What is asked
Would you write out the listing verbatim and skip every picture in it?

----

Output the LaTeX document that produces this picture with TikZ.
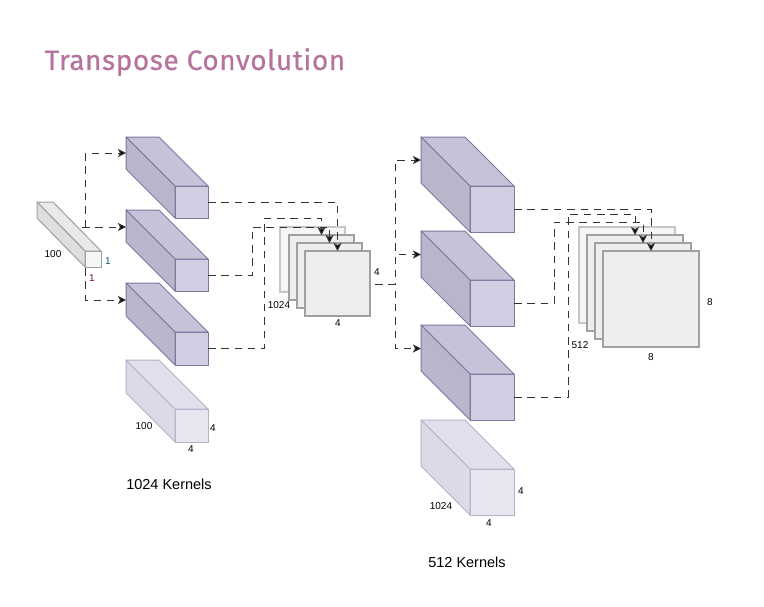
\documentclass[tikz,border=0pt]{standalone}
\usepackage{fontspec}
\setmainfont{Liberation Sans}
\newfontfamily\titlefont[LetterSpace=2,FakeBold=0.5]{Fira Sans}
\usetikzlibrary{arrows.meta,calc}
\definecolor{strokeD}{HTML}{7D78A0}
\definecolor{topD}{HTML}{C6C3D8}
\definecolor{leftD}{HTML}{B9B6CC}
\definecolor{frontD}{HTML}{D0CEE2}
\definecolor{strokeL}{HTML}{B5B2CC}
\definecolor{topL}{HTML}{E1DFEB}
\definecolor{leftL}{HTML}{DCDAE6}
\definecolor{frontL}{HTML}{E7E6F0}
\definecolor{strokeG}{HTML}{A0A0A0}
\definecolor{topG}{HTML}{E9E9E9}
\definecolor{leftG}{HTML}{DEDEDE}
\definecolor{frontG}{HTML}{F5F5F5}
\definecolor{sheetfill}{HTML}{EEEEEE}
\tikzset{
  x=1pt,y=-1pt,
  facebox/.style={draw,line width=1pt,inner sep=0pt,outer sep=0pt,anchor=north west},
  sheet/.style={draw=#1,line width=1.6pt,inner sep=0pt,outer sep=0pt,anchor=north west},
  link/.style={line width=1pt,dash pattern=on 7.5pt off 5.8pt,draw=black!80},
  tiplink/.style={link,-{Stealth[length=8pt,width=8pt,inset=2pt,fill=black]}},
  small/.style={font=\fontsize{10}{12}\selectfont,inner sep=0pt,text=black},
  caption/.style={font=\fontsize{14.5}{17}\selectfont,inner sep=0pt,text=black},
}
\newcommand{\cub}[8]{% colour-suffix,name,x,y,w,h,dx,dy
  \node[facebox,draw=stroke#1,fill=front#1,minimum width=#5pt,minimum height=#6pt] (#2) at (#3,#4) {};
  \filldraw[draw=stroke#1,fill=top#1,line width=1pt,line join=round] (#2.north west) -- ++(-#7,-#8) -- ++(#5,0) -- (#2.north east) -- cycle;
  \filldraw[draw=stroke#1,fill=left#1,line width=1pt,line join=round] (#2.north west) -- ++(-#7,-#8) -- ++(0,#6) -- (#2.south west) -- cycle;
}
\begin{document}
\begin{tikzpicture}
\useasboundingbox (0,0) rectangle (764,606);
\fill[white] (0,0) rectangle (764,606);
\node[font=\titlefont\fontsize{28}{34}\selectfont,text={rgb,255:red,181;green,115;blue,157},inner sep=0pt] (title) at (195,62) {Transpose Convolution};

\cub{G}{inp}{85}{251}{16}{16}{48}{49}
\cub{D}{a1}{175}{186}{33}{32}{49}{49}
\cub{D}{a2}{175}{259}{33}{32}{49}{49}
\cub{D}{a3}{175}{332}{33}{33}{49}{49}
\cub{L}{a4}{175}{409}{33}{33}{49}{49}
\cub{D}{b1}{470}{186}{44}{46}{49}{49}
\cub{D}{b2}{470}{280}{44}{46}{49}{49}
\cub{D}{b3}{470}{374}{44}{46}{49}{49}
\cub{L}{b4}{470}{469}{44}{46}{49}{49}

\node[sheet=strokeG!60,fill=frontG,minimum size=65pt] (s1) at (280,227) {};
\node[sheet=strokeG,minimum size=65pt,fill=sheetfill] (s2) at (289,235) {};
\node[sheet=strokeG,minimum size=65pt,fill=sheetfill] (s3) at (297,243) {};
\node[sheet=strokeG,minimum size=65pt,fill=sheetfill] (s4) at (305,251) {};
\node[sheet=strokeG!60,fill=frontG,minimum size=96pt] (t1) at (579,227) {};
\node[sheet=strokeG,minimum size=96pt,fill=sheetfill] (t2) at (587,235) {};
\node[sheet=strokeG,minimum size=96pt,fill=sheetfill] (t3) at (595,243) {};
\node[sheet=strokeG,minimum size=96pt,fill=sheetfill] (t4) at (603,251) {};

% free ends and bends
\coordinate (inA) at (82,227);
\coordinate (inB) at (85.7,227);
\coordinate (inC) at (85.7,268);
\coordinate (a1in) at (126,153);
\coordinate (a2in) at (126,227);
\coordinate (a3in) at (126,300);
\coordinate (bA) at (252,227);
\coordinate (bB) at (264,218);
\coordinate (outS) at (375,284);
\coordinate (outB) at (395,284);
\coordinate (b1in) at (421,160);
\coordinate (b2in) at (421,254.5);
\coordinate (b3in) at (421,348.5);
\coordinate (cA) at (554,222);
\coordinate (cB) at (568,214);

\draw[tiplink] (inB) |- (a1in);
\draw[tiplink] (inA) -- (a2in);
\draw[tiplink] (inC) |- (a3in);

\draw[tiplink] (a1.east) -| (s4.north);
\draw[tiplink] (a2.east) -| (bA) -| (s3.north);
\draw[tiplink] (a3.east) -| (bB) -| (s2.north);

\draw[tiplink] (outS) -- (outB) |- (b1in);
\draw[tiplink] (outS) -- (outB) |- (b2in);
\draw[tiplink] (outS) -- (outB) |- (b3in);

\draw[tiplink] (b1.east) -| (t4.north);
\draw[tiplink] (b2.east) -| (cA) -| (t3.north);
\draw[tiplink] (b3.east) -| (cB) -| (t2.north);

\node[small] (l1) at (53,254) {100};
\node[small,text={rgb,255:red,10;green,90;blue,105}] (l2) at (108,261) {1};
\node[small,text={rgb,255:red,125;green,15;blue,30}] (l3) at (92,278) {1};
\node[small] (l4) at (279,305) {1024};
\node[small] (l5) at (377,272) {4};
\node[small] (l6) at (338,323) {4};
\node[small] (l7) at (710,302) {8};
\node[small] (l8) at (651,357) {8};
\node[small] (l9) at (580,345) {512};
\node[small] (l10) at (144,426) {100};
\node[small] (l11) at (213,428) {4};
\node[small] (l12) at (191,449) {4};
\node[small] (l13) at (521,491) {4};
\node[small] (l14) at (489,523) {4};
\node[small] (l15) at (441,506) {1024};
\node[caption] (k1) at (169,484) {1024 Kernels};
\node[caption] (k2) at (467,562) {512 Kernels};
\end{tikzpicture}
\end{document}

----

Solved problem
Output the LaTeX document that produces this picture with TikZ.
\documentclass[tikz,border=0pt]{standalone}
\usepackage{fontspec}
\setmainfont{Liberation Sans}
\newfontfamily\titlefont[LetterSpace=2,FakeBold=0.5]{Fira Sans}
\usetikzlibrary{arrows.meta,calc}
\definecolor{strokeD}{HTML}{7D78A0}
\definecolor{topD}{HTML}{C6C3D8}
\definecolor{leftD}{HTML}{B9B6CC}
\definecolor{frontD}{HTML}{D0CEE2}
\definecolor{strokeL}{HTML}{B5B2CC}
\definecolor{topL}{HTML}{E1DFEB}
\definecolor{leftL}{HTML}{DCDAE6}
\definecolor{frontL}{HTML}{E7E6F0}
\definecolor{strokeG}{HTML}{A0A0A0}
\definecolor{topG}{HTML}{E9E9E9}
\definecolor{leftG}{HTML}{DEDEDE}
\definecolor{frontG}{HTML}{F5F5F5}
\definecolor{sheetfill}{HTML}{EEEEEE}
\tikzset{
  x=1pt,y=-1pt,
  facebox/.style={draw,line width=1pt,inner sep=0pt,outer sep=0pt,anchor=north west},
  sheet/.style={draw=#1,line width=1.6pt,inner sep=0pt,outer sep=0pt,anchor=north west},
  link/.style={line width=1pt,dash pattern=on 7.5pt off 5.8pt,draw=black!80},
  tiplink/.style={link,-{Stealth[length=8pt,width=8pt,inset=2pt,fill=black]}},
  small/.style={font=\fontsize{10}{12}\selectfont,inner sep=0pt,text=black},
  caption/.style={font=\fontsize{14.5}{17}\selectfont,inner sep=0pt,text=black},
}
\newcommand{\cub}[8]{% colour-suffix,name,x,y,w,h,dx,dy
  \node[facebox,draw=stroke#1,fill=front#1,minimum width=#5pt,minimum height=#6pt] (#2) at (#3,#4) {};
  \filldraw[draw=stroke#1,fill=top#1,line width=1pt,line join=round] (#2.north west) -- ++(-#7,-#8) -- ++(#5,0) -- (#2.north east) -- cycle;
  \filldraw[draw=stroke#1,fill=left#1,line width=1pt,line join=round] (#2.north west) -- ++(-#7,-#8) -- ++(0,#6) -- (#2.south west) -- cycle;
}
\begin{document}
\begin{tikzpicture}
\useasboundingbox (0,0) rectangle (764,606);
\fill[white] (0,0) rectangle (764,606);
\node[font=\titlefont\fontsize{28}{34}\selectfont,text={rgb,255:red,181;green,115;blue,157},inner sep=0pt] (title) at (195,62) {Transpose Convolution};

\cub{G}{inp}{85}{251}{16}{16}{48}{49}
\cub{D}{a1}{175}{186}{33}{32}{49}{49}
\cub{D}{a2}{175}{259}{33}{32}{49}{49}
\cub{D}{a3}{175}{332}{33}{33}{49}{49}
\cub{L}{a4}{175}{409}{33}{33}{49}{49}
\cub{D}{b1}{470}{186}{44}{46}{49}{49}
\cub{D}{b2}{470}{280}{44}{46}{49}{49}
\cub{D}{b3}{470}{374}{44}{46}{49}{49}
\cub{L}{b4}{470}{469}{44}{46}{49}{49}

\node[sheet=strokeG!60,fill=frontG,minimum size=65pt] (s1) at (280,227) {};
\node[sheet=strokeG,minimum size=65pt,fill=sheetfill] (s2) at (289,235) {};
\node[sheet=strokeG,minimum size=65pt,fill=sheetfill] (s3) at (297,243) {};
\node[sheet=strokeG,minimum size=65pt,fill=sheetfill] (s4) at (305,251) {};
\node[sheet=strokeG!60,fill=frontG,minimum size=96pt] (t1) at (579,227) {};
\node[sheet=strokeG,minimum size=96pt,fill=sheetfill] (t2) at (587,235) {};
\node[sheet=strokeG,minimum size=96pt,fill=sheetfill] (t3) at (595,243) {};
\node[sheet=strokeG,minimum size=96pt,fill=sheetfill] (t4) at (603,251) {};

% free ends and bends
\coordinate (inA) at (82,227);
\coordinate (inB) at (85.7,227);
\coordinate (inC) at (85.7,268);
\coordinate (a1in) at (126,153);
\coordinate (a2in) at (126,227);
\coordinate (a3in) at (126,300);
\coordinate (bA) at (252,227);
\coordinate (bB) at (264,218);
\coordinate (outS) at (375,284);
\coordinate (outB) at (395,284);
\coordinate (b1in) at (421,160);
\coordinate (b2in) at (421,254.5);
\coordinate (b3in) at (421,348.5);
\coordinate (cA) at (554,222);
\coordinate (cB) at (568,214);

\draw[tiplink] (inB) |- (a1in);
\draw[tiplink] (inA) -- (a2in);
\draw[tiplink] (inC) |- (a3in);

\draw[tiplink] (a1.east) -| (s4.north);
\draw[tiplink] (a2.east) -| (bA) -| (s3.north);
\draw[tiplink] (a3.east) -| (bB) -| (s2.north);

\draw[tiplink] (outS) -- (outB) |- (b1in);
\draw[tiplink] (outS) -- (outB) |- (b2in);
\draw[tiplink] (outS) -- (outB) |- (b3in);

\draw[tiplink] (b1.east) -| (t4.north);
\draw[tiplink] (b2.east) -| (cA) -| (t3.north);
\draw[tiplink] (b3.east) -| (cB) -| (t2.north);

\node[small] (l1) at (53,254) {100};
\node[small,text={rgb,255:red,10;green,90;blue,105}] (l2) at (108,261) {1};
\node[small,text={rgb,255:red,125;green,15;blue,30}] (l3) at (92,278) {1};
\node[small] (l4) at (279,305) {1024};
\node[small] (l5) at (377,272) {4};
\node[small] (l6) at (338,323) {4};
\node[small] (l7) at (710,302) {8};
\node[small] (l8) at (651,357) {8};
\node[small] (l9) at (580,345) {512};
\node[small] (l10) at (144,426) {100};
\node[small] (l11) at (213,428) {4};
\node[small] (l12) at (191,449) {4};
\node[small] (l13) at (521,491) {4};
\node[small] (l14) at (489,523) {4};
\node[small] (l15) at (441,506) {1024};
\node[caption] (k1) at (169,484) {1024 Kernels};
\node[caption] (k2) at (467,562) {512 Kernels};
\end{tikzpicture}
\end{document}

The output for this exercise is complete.